* BRIEF: Without including the pictures, copy out every line below.

>> Start

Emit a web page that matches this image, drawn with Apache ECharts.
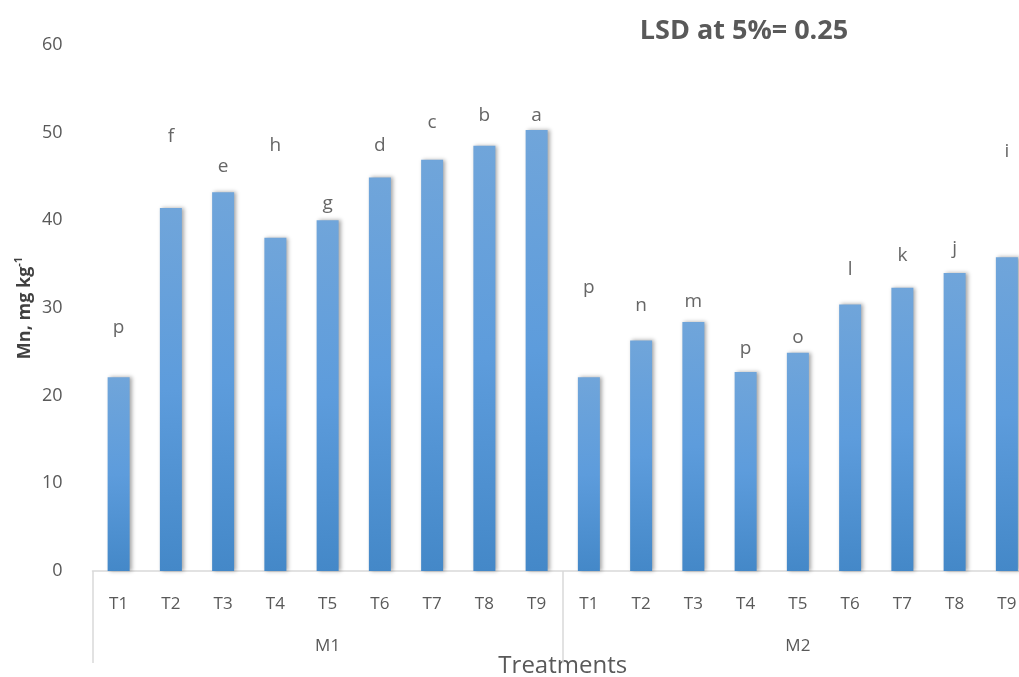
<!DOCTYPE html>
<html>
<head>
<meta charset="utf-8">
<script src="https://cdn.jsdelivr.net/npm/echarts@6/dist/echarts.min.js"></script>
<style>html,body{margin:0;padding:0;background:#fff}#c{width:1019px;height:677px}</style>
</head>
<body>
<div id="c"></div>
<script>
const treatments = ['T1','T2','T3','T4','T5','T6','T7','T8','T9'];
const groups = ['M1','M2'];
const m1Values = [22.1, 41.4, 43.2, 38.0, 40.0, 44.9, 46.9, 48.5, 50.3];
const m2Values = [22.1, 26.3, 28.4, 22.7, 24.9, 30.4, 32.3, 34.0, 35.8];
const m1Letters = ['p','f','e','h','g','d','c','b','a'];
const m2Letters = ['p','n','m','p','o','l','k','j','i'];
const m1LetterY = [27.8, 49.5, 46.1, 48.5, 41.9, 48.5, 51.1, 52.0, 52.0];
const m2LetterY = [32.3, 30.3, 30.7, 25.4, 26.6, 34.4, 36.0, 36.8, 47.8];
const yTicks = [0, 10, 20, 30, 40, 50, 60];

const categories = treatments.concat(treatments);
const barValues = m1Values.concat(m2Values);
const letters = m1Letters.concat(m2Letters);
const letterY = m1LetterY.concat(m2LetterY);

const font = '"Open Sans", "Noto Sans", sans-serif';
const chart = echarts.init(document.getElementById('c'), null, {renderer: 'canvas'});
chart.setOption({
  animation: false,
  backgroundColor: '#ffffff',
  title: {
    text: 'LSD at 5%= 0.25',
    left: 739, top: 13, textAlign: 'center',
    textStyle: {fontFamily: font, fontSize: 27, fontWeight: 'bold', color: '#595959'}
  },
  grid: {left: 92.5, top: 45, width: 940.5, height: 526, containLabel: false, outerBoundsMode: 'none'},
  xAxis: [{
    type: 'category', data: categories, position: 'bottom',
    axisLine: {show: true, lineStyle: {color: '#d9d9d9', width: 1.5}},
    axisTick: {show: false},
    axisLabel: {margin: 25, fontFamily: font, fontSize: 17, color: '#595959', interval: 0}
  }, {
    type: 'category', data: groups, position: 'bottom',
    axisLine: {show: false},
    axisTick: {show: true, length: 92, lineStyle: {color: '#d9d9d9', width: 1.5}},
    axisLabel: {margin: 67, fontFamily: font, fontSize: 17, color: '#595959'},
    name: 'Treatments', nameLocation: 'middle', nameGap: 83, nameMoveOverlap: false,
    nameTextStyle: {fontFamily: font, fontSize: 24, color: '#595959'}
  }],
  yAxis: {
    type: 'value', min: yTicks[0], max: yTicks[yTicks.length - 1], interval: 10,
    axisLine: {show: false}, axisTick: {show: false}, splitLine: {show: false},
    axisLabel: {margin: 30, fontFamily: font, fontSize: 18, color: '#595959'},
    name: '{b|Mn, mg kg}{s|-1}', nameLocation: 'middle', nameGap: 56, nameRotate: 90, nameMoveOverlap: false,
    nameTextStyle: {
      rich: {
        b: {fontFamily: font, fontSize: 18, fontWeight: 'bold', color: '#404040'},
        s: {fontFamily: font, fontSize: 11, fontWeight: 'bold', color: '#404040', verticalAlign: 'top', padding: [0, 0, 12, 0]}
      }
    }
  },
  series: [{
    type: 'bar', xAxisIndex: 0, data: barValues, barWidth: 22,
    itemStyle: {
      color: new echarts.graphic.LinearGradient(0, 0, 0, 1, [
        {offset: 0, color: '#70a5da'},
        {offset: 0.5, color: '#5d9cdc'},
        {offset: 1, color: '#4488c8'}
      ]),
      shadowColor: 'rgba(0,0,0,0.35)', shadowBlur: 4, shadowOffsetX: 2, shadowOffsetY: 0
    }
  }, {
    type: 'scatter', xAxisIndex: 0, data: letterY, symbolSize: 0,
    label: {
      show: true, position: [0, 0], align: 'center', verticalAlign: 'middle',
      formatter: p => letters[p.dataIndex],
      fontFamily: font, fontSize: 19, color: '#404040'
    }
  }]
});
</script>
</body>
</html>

>> End

* EXERCISE SOLUTION:
Emit a web page that matches this image, drawn with Apache ECharts.
<!DOCTYPE html>
<html>
<head>
<meta charset="utf-8">
<script src="https://cdn.jsdelivr.net/npm/echarts@6/dist/echarts.min.js"></script>
<style>html,body{margin:0;padding:0;background:#fff}#c{width:1019px;height:677px}</style>
</head>
<body>
<div id="c"></div>
<script>
const treatments = ['T1','T2','T3','T4','T5','T6','T7','T8','T9'];
const groups = ['M1','M2'];
const m1Values = [22.1, 41.4, 43.2, 38.0, 40.0, 44.9, 46.9, 48.5, 50.3];
const m2Values = [22.1, 26.3, 28.4, 22.7, 24.9, 30.4, 32.3, 34.0, 35.8];
const m1Letters = ['p','f','e','h','g','d','c','b','a'];
const m2Letters = ['p','n','m','p','o','l','k','j','i'];
const m1LetterY = [27.8, 49.5, 46.1, 48.5, 41.9, 48.5, 51.1, 52.0, 52.0];
const m2LetterY = [32.3, 30.3, 30.7, 25.4, 26.6, 34.4, 36.0, 36.8, 47.8];
const yTicks = [0, 10, 20, 30, 40, 50, 60];

const categories = treatments.concat(treatments);
const barValues = m1Values.concat(m2Values);
const letters = m1Letters.concat(m2Letters);
const letterY = m1LetterY.concat(m2LetterY);

const font = '"Open Sans", "Noto Sans", sans-serif';
const chart = echarts.init(document.getElementById('c'), null, {renderer: 'canvas'});
chart.setOption({
  animation: false,
  backgroundColor: '#ffffff',
  title: {
    text: 'LSD at 5%= 0.25',
    left: 739, top: 13, textAlign: 'center',
    textStyle: {fontFamily: font, fontSize: 27, fontWeight: 'bold', color: '#595959'}
  },
  grid: {left: 92.5, top: 45, width: 940.5, height: 526, containLabel: false, outerBoundsMode: 'none'},
  xAxis: [{
    type: 'category', data: categories, position: 'bottom',
    axisLine: {show: true, lineStyle: {color: '#d9d9d9', width: 1.5}},
    axisTick: {show: false},
    axisLabel: {margin: 25, fontFamily: font, fontSize: 17, color: '#595959', interval: 0}
  }, {
    type: 'category', data: groups, position: 'bottom',
    axisLine: {show: false},
    axisTick: {show: true, length: 92, lineStyle: {color: '#d9d9d9', width: 1.5}},
    axisLabel: {margin: 67, fontFamily: font, fontSize: 17, color: '#595959'},
    name: 'Treatments', nameLocation: 'middle', nameGap: 83, nameMoveOverlap: false,
    nameTextStyle: {fontFamily: font, fontSize: 24, color: '#595959'}
  }],
  yAxis: {
    type: 'value', min: yTicks[0], max: yTicks[yTicks.length - 1], interval: 10,
    axisLine: {show: false}, axisTick: {show: false}, splitLine: {show: false},
    axisLabel: {margin: 30, fontFamily: font, fontSize: 18, color: '#595959'},
    name: '{b|Mn, mg kg}{s|-1}', nameLocation: 'middle', nameGap: 56, nameRotate: 90, nameMoveOverlap: false,
    nameTextStyle: {
      rich: {
        b: {fontFamily: font, fontSize: 18, fontWeight: 'bold', color: '#404040'},
        s: {fontFamily: font, fontSize: 11, fontWeight: 'bold', color: '#404040', verticalAlign: 'top', padding: [0, 0, 12, 0]}
      }
    }
  },
  series: [{
    type: 'bar', xAxisIndex: 0, data: barValues, barWidth: 22,
    itemStyle: {
      color: new echarts.graphic.LinearGradient(0, 0, 0, 1, [
        {offset: 0, color: '#70a5da'},
        {offset: 0.5, color: '#5d9cdc'},
        {offset: 1, color: '#4488c8'}
      ]),
      shadowColor: 'rgba(0,0,0,0.35)', shadowBlur: 4, shadowOffsetX: 2, shadowOffsetY: 0
    }
  }, {
    type: 'scatter', xAxisIndex: 0, data: letterY, symbolSize: 0,
    label: {
      show: true, position: [0, 0], align: 'center', verticalAlign: 'middle',
      formatter: p => letters[p.dataIndex],
      fontFamily: font, fontSize: 19, color: '#404040'
    }
  }]
});
</script>
</body>
</html>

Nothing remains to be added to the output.